Elections slow ticket sales in 1st half
PARIS “Harry Potter” worked some much-needed magic on the Gallic box office with its record-breaking opening day take of $5.9 million July 11, after a first semester down nearly 10%. A more exciting-than-usual presidential election and a less commercial Cannes selection were two factors driving down B.O. in the first half of the year.
“Spider-Man 3” and “Pirates of the Caribbean: At World’s End” had limited the damage, but failed to prevent French ticket sales from slumping to $753.3 million, according to recent official figures, while a series of Cannes pics limped their way to meager B.O. returns.
The Spidey sequel, “Pirates” and Gallic hits “La Vie en rose” and “Taxi 4” simply couldn’t counter adverse factors that included an unseasonably warm spring; “not enough attractive films,” in the words of exhibs; and Gaul’s presidential elections.
Hollywood fare took a 45% share of the market.
“During electoral periods people consume less, they don’t go out so much,” theorizes Olivier Snanoudj, director of France’s exhibitors’ org, the Federation National des Cinemas Francais.
The electoral race between Nicolas Sarkozy and Segolene Royal proved particularly entertaining, and Gallic broadcasters had the last laugh as, for once, political shows drew record audiences.
April admissions were down a steep 44%.
True, the decline was exaggerated by the fact that April was a bumper month last year, distribs having rushed out some of their best pics — among them “Ice Age: The Meltdown” and “OSS 117” — to avoid clashing with the summer’s World Cup tournament.
In May and June, several releases gleaned little benefit from their high-profile bows on the Croisette, with the exceptions of David Fincher’s “Zodiac” and toon “Persepolis.”

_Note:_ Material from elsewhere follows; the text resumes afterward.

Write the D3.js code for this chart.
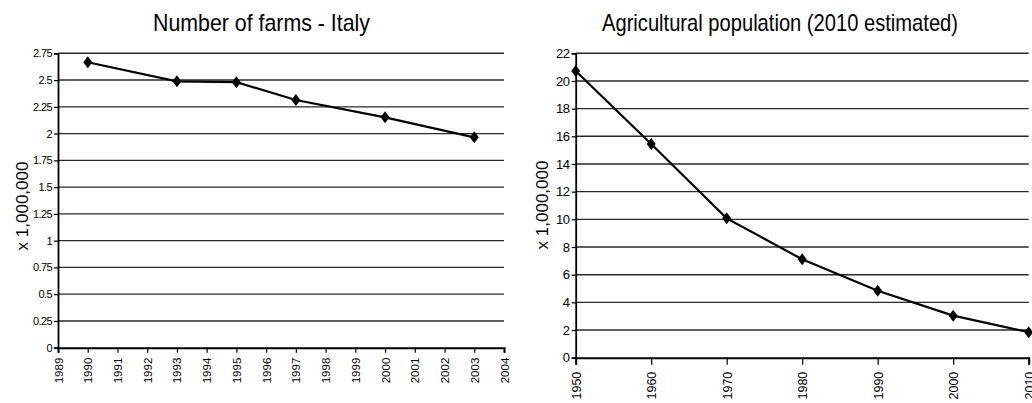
<!DOCTYPE html>
<html>
<head>
<meta charset="utf-8">
<script src="https://cdn.jsdelivr.net/npm/d3@7"></script>
<style>
  html, body { margin: 0; padding: 0; background: #fff; }
  svg { display: block; font-family: "Liberation Sans", Arial, sans-serif; }
</style>
</head>
<body>
<svg id="chart" width="1032" height="403"></svg>
<script>
// Number of farms in Italy (millions)
const farmYears  = [1990, 1993, 1995, 1997, 2000, 2003];
const farmValues = [2.666, 2.488, 2.48, 2.314, 2.152, 1.965];
const farmYTicks = [0, 0.25, 0.5, 0.75, 1, 1.25, 1.5, 1.75, 2, 2.25, 2.5, 2.75];
const farmXTicks = d3.range(1989, 2005);

// Agricultural population (millions), 2010 estimated
const popYears  = [1950, 1960, 1970, 1980, 1990, 2000, 2010];
const popValues = [20.72, 15.44, 10.07, 7.11, 4.84, 3.04, 1.84];
const popYTicks = [0, 2, 4, 6, 8, 10, 12, 14, 16, 18, 20, 22];
const popXTicks = [1950, 1960, 1970, 1980, 1990, 2000, 2010];

const svg = d3.select("#chart");

function drawPanel(cfg) {
  const g = svg.append("g");
  const x = d3.scaleLinear().domain(cfg.xDomain).range([cfg.left, cfg.right]);
  const y = d3.scaleLinear().domain(cfg.yDomain).range([cfg.bottom, cfg.top]);

  // horizontal gridlines
  g.append("g").selectAll("line")
    .data(cfg.yTicks.filter(v => v !== cfg.yDomain[0]))
    .join("line")
    .attr("x1", cfg.left).attr("x2", cfg.right)
    .attr("y1", d => y(d)).attr("y2", d => y(d))
    .attr("stroke", "#2a2a2a").attr("stroke-width", 1.4);

  // y axis
  const yAxis = g.append("g")
    .attr("transform", `translate(${cfg.left},0)`)
    .call(d3.axisLeft(y).tickValues(cfg.yTicks).tickSize(4).tickPadding(2)
      .tickFormat(d => String(d)));
  yAxis.select(".domain").attr("stroke", "#000").attr("stroke-width", 1.8);
  yAxis.selectAll(".tick line").attr("stroke", "#000").attr("stroke-width", 1.2);
  yAxis.selectAll(".tick text")
    .attr("font-size", cfg.yFont).attr("fill", "#000")
    .attr("font-family", "Liberation Sans, Arial, sans-serif")
    .attr("letter-spacing", cfg.yLetter);

  // x axis with vertical year labels
  const xAxis = g.append("g")
    .attr("transform", `translate(0,${cfg.bottom})`)
    .call(d3.axisBottom(x).tickValues(cfg.xTicks).tickSize(cfg.xTickSize)
      .tickFormat(d3.format("d")));
  xAxis.select(".domain").attr("stroke", "#000").attr("stroke-width", 2);
  xAxis.selectAll(".tick line").attr("stroke", "#000").attr("stroke-width", 1.2);
  xAxis.selectAll(".tick text")
    .attr("font-size", cfg.xFont).attr("fill", "#000")
    .attr("font-family", "Liberation Sans, Arial, sans-serif")
    .attr("text-anchor", "end")
    .attr("dy", "0.35em")
    .attr("transform", `translate(0,${cfg.xLabelGap}) rotate(-90)`)
    .attr("x", 0).attr("y", 0);

  // series line
  const pts = cfg.xs.map((d, i) => [d, cfg.ys[i]]);
  g.append("path")
    .datum(pts)
    .attr("fill", "none").attr("stroke", "#000").attr("stroke-width", 2.2)
    .attr("d", d3.line().x(d => x(d[0])).y(d => y(d[1])));

  // diamond markers
  g.append("g").selectAll("path")
    .data(pts)
    .join("path")
    .attr("transform", d => `translate(${x(d[0])},${y(d[1])})`)
    .attr("d", "M0,-6L4.5,0L0,6L-4.5,0Z")
    .attr("fill", "#000");

  // title (narrow face)
  svg.append("text")
    .attr("x", cfg.titleX).attr("y", 31)
    .attr("text-anchor", "middle")
    .attr("font-size", 24).attr("fill", "#000")
    .attr("textLength", cfg.titleWidth)
    .attr("lengthAdjust", "spacingAndGlyphs")
    .text(cfg.title);

  // y axis label
  svg.append("text")
    .attr("transform", `translate(${cfg.yLabelX},${cfg.yLabelY}) rotate(-90)`)
    .attr("text-anchor", "middle")
    .attr("font-size", 17).attr("fill", "#000")
    .text("x 1,000,000");
}

drawPanel({
  title: "Number of farms - Italy", titleX: 261.5, titleWidth: 217,
  left: 58, right: 504, top: 53.3, bottom: 347.7,
  xDomain: [1989, 2004], yDomain: [0, 2.75],
  xTicks: farmXTicks, yTicks: farmYTicks,
  xs: farmYears, ys: farmValues,
  yFont: 11, yLetter: -0.6,
  xFont: 11.5, xTickSize: 5, xLabelGap: 10,
  yLabelX: 28, yLabelY: 206
});

drawPanel({
  title: "Agricultural population (2010 estimated)", titleX: 780, titleWidth: 356,
  left: 575.7, right: 1028.7, top: 53.3, bottom: 357.7,
  xDomain: [1950, 2010], yDomain: [0, 22],
  xTicks: popXTicks, yTicks: popYTicks,
  xs: popYears, ys: popValues,
  yFont: 13, yLetter: -0.4,
  xFont: 12.5, xTickSize: 7, xLabelGap: 14,
  yLabelX: 548, yLabelY: 205
});
</script>
</body>
</html>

In three weeks on screens, “Ocean’s Thirteen” grossed $11.8 million — leagues away from “Ocean’s Eleven” and “Ocean’s Twelve,” which cumed $37.6 million and $24 million, respectively. Quentin Tarantino’s “Death Proof” grossed just $5 million, a disappointment considering Gauls have a soft spot for the Palme d’Or-winning auteur.
Cannes’ French selection disappeared from screens with lightning speed. “The Diving Bell and the Butterfly,” winner of Cannes’ director prize for Julian Schnabel; Christophe Honore’s “Les Chansons d’amour,” panned by foreign crix but adored by their Gallic counterparts; and Catherine Breillat’s “Une vieille maitresse” grossed just $1.7 million, $1.6 million and $534,000, respectively.
“Since Thierry Fremaux has been in charge of the selection, Cannes has programmed more audience-pleasers, but this summer is not like 2006, when we had ‘Volver’ and ‘Marie Antoinette,’ ” says Snanoudj.
Directors’ Fortnight selection “Inside,” a Gallic gore pic starring Beatrice Dalle, was another Cannes also-ran, earning just $415,000 at the local box office, while, without the benefit of a Croisette preem, U.S. gorefest “The Hills Have Eyes 2” grossed a more respectable $2.4 million.
It’s early yet, but Gallic exhibs are hoping the box office will catch up in the second half to match last year’s $1.7 billion. June was up 12.6%, and July is certain to deliver better results than the same month last year, when the World Cup kept the French glued to their TV sets.
“On paper it is looking good for the second semester. There is a rich supply of films coming up,” says Snanoudj.
Hollywood films expected to boost ticket sales include “Transformers,” opening July 25; “Ratatouille,” on Aug. 1; and “Fantastic Four: Rise of the Silver Surfer,” which bows Aug. 8.
Exhibitors are also pinning their hopes on French pics including SND’s “Intimate Enemies,” a “Platoon”-style war actioner from Florent Siri; “Le deuxieme souffle,” Alain Corneau’s remake of the Jean-Pierre Melville classic; Jan Kounen’s Jean Dujardin starrer “99 Francs,” a black comedy based on a bestselling French novel; and the Warners-backed remake of Claude Autant Lara’s “L’Auberge rouge,” starring members of the team from hit comedy “Les Bronzes.”
Another crop of Cannes offerings will include the Romanian Palme d’Or winner “4 Months, 3 Weeks and 2 Days,” which bows Aug. 29, and Michael Moore’s “Sicko,” out Sept. 5.
Further ahead, the holiday season will include the Disney-backed “The Fox and the Child,” Luc Jacquet’s fictional follow-up to the hit docu “March of the Penguins,” and Gaumont’s “Big City,” an all-kid Western from Djamel Bensallah.
“The exhibition business is cyclical and since we’ve had two lackluster semesters in a row, we surely must be in for a better second half,” Snanoudj predicts.